Обо всем этом я рассказывала Николаю Георгиевичу. Я ему писала о наших поисках и путешествиях, не догадываясь (хотя могла бы догадаться), что человек этот не успел полюбить в юности, а потребность в любви в нем жила, жила до поры до времени подспудно. Я чувствовала к нему все большее доверие и однажды написала ему о моей личной жизни, о любви к человеку, который трагически погиб.
После этого письма он долго молчал.
Потом переписка возобновилась, но что-то ушло из нее. Она стала суше, поверхностнее.
Но я не особенно задумывалась — почему.
И вот теперь, когда его уже нет в живых, в моих руках письма, которые он писал мне и не посылал (люди, бывшие с ним в последние месяцы, решили, что я должна их получить). В этих письмах целая буря, целая драма, которая разыгралась в душе этого сильного, мужественного человека. Читая их, я поняла, что невольно и бездумно нанесла ему еще одну рану в дополнение к тем бесчисленным, которые были у него раньше.
Он переживал, мучительно переживал это, может быть, первое и последнее чувство в жизни, мне сейчас больно, поэтому я все это пишу Вам. А если Вас все это заинтересует, напишу еще.

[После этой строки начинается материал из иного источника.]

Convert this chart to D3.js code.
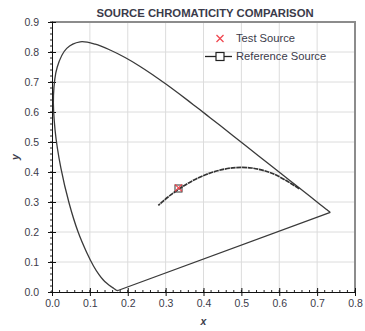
<!DOCTYPE html>
<html>
<head>
<meta charset="utf-8">
<script src="https://cdn.jsdelivr.net/npm/d3@7"></script>
<style>
  body { margin: 0; background: #fff; }
  svg text { font-family: "Liberation Sans", Arial, sans-serif; fill: #3b3b4a; }
</style>
</head>
<body>
<div id="chart"></div>
<script>
// spectral locus (CIE 1931), 380..700 nm
const locusX = [0.1741,0.1740,0.1738,0.1736,0.1733,0.1730,0.1726,0.1721,0.1714,0.1703,0.1689,0.1669,0.1644,0.1611,0.1566,0.1510,0.1440,0.1355,0.1241,0.1096,0.0913,0.0687,0.0454,0.0235,0.0082,0.0039,0.0139,0.0389,0.0743,0.1142,0.1547,0.1929,0.2296,0.2658,0.3016,0.3373,0.3731,0.4087,0.4441,0.4788,0.5125,0.5448,0.5752,0.6029,0.6270,0.6482,0.6658,0.6801,0.6915,0.7006,0.7079,0.7140,0.7190,0.7230,0.7260,0.7283,0.7300,0.7311,0.7320,0.7347];
const locusY = [0.0050,0.0050,0.0049,0.0049,0.0048,0.0048,0.0048,0.0048,0.0051,0.0058,0.0069,0.0086,0.0109,0.0138,0.0177,0.0227,0.0297,0.0399,0.0578,0.0868,0.1327,0.2007,0.2950,0.4127,0.5384,0.6548,0.7502,0.8120,0.8338,0.8262,0.8059,0.7816,0.7543,0.7243,0.6923,0.6589,0.6245,0.5896,0.5547,0.5202,0.4866,0.4544,0.4242,0.3965,0.3725,0.3514,0.3340,0.3197,0.3083,0.2993,0.2920,0.2859,0.2809,0.2770,0.2740,0.2717,0.2700,0.2689,0.2680,0.2653];
// blackbody curve, 1000K .. 10000K
const planckX = [0.6528,0.5857,0.5267,0.4770,0.4369,0.4053,0.3805,0.3608,0.3451,0.3325,0.3221,0.3135,0.3064,0.2952,0.2869,0.2807];
const planckY = [0.3444,0.3931,0.4133,0.4137,0.4041,0.3907,0.3768,0.3636,0.3516,0.3411,0.3318,0.3237,0.3166,0.3048,0.2956,0.2884];
const testX = [0.334], testY = [0.347];
const refX = [0.334], refY = [0.345];
const xTicks = [0, 0.1, 0.2, 0.3, 0.4, 0.5, 0.6, 0.7, 0.8];
const yTicks = [0, 0.1, 0.2, 0.3, 0.4, 0.5, 0.6, 0.7, 0.8, 0.9];
const legendLabels = ["Test Source", "Reference Source"];
const title = "SOURCE CHROMATICITY COMPARISON";

const W = 365, H = 331;
const m = {left: 52, right: 10, top: 22, bottom: 39};

const svg = d3.select("#chart").append("svg").attr("width", W).attr("height", H);
const x = d3.scaleLinear().domain([0, 0.8]).range([m.left, W - m.right]);
const y = d3.scaleLinear().domain([0, 0.9]).range([H - m.bottom, m.top]);
const fmt = d3.format(".1f");

// grid
svg.append("g").selectAll("line").data(xTicks.slice(1)).join("line")
    .attr("x1", d => x(d)).attr("x2", d => x(d))
    .attr("y1", y(0)).attr("y2", y(0.9))
    .attr("stroke", "#dcdcdc");
svg.append("g").selectAll("line").data(yTicks.slice(1)).join("line")
    .attr("x1", x(0)).attr("x2", x(0.8))
    .attr("y1", d => y(d)).attr("y2", d => y(d))
    .attr("stroke", "#dcdcdc");

// top + right frame
svg.append("path")
    .attr("d", `M${x(0)},${y(0.9)}H${x(0.8)}V${y(0)}`)
    .attr("fill", "none").attr("stroke", "#8c8c8c").attr("stroke-width", 2);

// minor ticks
svg.append("g").selectAll("line").data(d3.range(0, 0.801, 0.02)).join("line")
    .attr("x1", d => x(d)).attr("x2", d => x(d))
    .attr("y1", y(0) - 2).attr("y2", y(0) + 1)
    .attr("stroke", "#222");
svg.append("g").selectAll("line").data(d3.range(0, 0.901, 0.02)).join("line")
    .attr("x1", x(0) - 2).attr("x2", x(0) + 1)
    .attr("y1", d => y(d)).attr("y2", d => y(d))
    .attr("stroke", "#222");

// axes
const xAxis = svg.append("g").attr("transform", `translate(0,${y(0)})`)
    .call(d3.axisBottom(x).tickValues(xTicks).tickFormat(fmt).tickSizeInner(4).tickSizeOuter(0));
xAxis.selectAll(".tick line").attr("y1", -4).attr("stroke", "#111");
xAxis.select(".domain").attr("stroke", "#111");
xAxis.selectAll("text").attr("font-size", 10.5).attr("dy", "0.9em").attr("y", 6);

const yAxis = svg.append("g").attr("transform", `translate(${x(0)},0)`)
    .call(d3.axisLeft(y).tickValues(yTicks).tickFormat(fmt).tickSizeInner(4).tickSizeOuter(0));
yAxis.selectAll(".tick line").attr("x1", 4).attr("stroke", "#111");
yAxis.select(".domain").attr("stroke", "#111");
yAxis.selectAll("text").attr("font-size", 10.5).attr("x", -13);

// axis titles
svg.append("text").attr("x", x(0.4)).attr("y", 325)
    .attr("text-anchor", "middle").attr("font-size", 10.5)
    .attr("font-weight", "bold").attr("font-style", "italic").text("x");
svg.append("text").attr("transform", `translate(19,${y(0.45)}) rotate(-90)`)
    .attr("text-anchor", "middle").attr("font-size", 10.5)
    .attr("font-weight", "bold").attr("font-style", "italic").text("y");

// title
svg.append("text").attr("x", 205).attr("y", 17)
    .attr("text-anchor", "middle").attr("font-size", 11.3)
    .attr("font-weight", "bold").text(title);

const curve = d3.line().x(d => x(d[0])).y(d => y(d[1])).curve(d3.curveCatmullRom);
const locus = d3.zip(locusX, locusY);

// spectral locus (smooth) + straight purple line back to the start
svg.append("path")
    .datum(locus)
    .attr("d", curve)
    .attr("fill", "none").attr("stroke", "#3a3a3a").attr("stroke-width", 1.3);
svg.append("line")
    .attr("x1", x(locusX[locusX.length - 1])).attr("y1", y(locusY[locusY.length - 1]))
    .attr("x2", x(locusX[0])).attr("y2", y(locusY[0]))
    .attr("stroke", "#3a3a3a").attr("stroke-width", 1.3);

// reference curve
svg.append("path")
    .datum(d3.zip(planckX, planckY))
    .attr("d", curve)
    .attr("fill", "none").attr("stroke", "#333").attr("stroke-width", 1.7)
    .attr("stroke-dasharray", "5,0.7");

// markers
function cross(g, cx, cy, r) {
    g.append("path")
        .attr("d", `M${cx-r},${cy-r}L${cx+r},${cy+r}M${cx-r},${cy+r}L${cx+r},${cy-r}`)
        .attr("stroke", "#f0474f").attr("stroke-width", 1.3);
}
const marks = svg.append("g");
d3.zip(refX, refY).forEach(p => {
    marks.append("rect").attr("x", x(p[0]) - 3.5).attr("y", y(p[1]) - 3.5)
        .attr("width", 7).attr("height", 7)
        .attr("fill", "none").attr("stroke", "#333").attr("stroke-width", 1);
});
d3.zip(testX, testY).forEach(p => cross(marks, x(p[0]), y(p[1]), 3.5));

// legend
const lg = svg.append("g");
cross(lg, 220, 38.5, 3.5);
lg.append("line").attr("x1", 205).attr("x2", 232).attr("y1", 56.5).attr("y2", 56.5)
    .attr("stroke", "#222").attr("stroke-width", 1.3);
lg.append("rect").attr("x", 216).attr("y", 52.5).attr("width", 8).attr("height", 8)
    .attr("fill", "#fff").attr("stroke", "#222").attr("stroke-width", 1.2);
lg.selectAll("text.lbl").data(legendLabels).join("text").attr("class", "lbl")
    .attr("x", 236).attr("y", (d, i) => 38.5 + i * 18).attr("dy", "0.35em")
    .attr("font-size", 11.2).text(d => d);
</script>
</body>
</html>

У Вас, конечно, возникнет вопрос, что я могла бы изменить, если бы раньше догадалась о его чувстве, думаю, что могла бы что-то изменить. Когда я сейчас перечитываю мои письма к нему (мне их тоже вернули), до чего же бездушными они мне кажутся!
Я ему писала о мероприятиях, о напряженной жизни поисковых отрядов, о деловой заинтересованности ребят, о том, что в наших мастерских пахнет стружкой, клеем, смолой, я ему писала о военно-патриотических играх, писала о мальчишках, которых люблю. Ему, конечно, все это было бесконечно интересно. Он углублялся в детали нашей жизни, даже задавал вопросы: «что за кашу варим во время похода», «как одеваемся в большие морозы?» и т. д.
Я испытываю чувство глубокой вины перед памятью этого человека. Конечно, умом понимаю, что ни в чем не виновата. А сердце раскаивается и болит.
Может быть, дело в том, что я получила одностороннее воспитание? Мне рассказывали о корчагинской стойкости и меньше посвящали в странности человеческого сердца, в сложность человеческих отношений. Но ведь и Павка Корчагин был сложнейшей личностью: любил, отчаивался, думал о самоубийстве.
Последнюю рану Матвееву Николаю Георгиевичу, замечательному человеку, которого мы нашли в пашем поиске героев, последнюю рану нанесла ему я. (Хотя бы и рассказом о человеке, которого любила…) Последнюю и, может быть, самую мучительную.
И вот теперь бессонными ночами я думаю: может быть, несмотря ни на что, несмотря на все наши успехи и труды, я оказалась беспомощной и несостоятельной в самом важном для педагога: в понимании человеческой души?
В. Л.Встреча в пути
Я стоял на кромке шоссе, лицом к ветру, тщетно пытаясь остановить одну из попутных машин. Пятна фар, похожие на маленькие морозные луны, рождались то ли в небе, то ли на земле, в молочных сумерках вьюги, неслись на меня, становились все ярче, слепили… Я отчаянно махал обеими руками, меня обдавало жарким снегом, и огнеглазое чудище исчезало, стихая… Наверное, тысячи лет назад первобытный пращур мой испытывал ту же великую беззащитность, умоляя о милости таинственных грозных богов.
Машины летели мимо, вьюга усердствовала, и уже не ранний вечер — ночь с ее неизмеримой глубиной чудилась в этом сумрачном, в этом стонущем вихре.
Я отчаялся и подумывал о том, не вернуться ли мне обратно, в усадьбу совхоза, откуда я вышел не вовремя, опоздав на рейсовый автобус.
И опять вылупились из непроглядно-белой мути две маленькие луны и, становясь все ярче, понеслись на меня. Я слабо поднял руку… машина остановилась шагах в пятидесяти. Подбежав, я увидел, что это допотопная, потрепанная полуторатонка. Судорожно рванул на себя ручку кабины и нырнул в чудеснейшую теплынь, пахнущую табаком и бензином.
Мы поехали, и сквозь ветровое стекло я посмотрел на шоссе в белых барашках поземки спокойно, даже с интересом, точно мне показывали это в кино.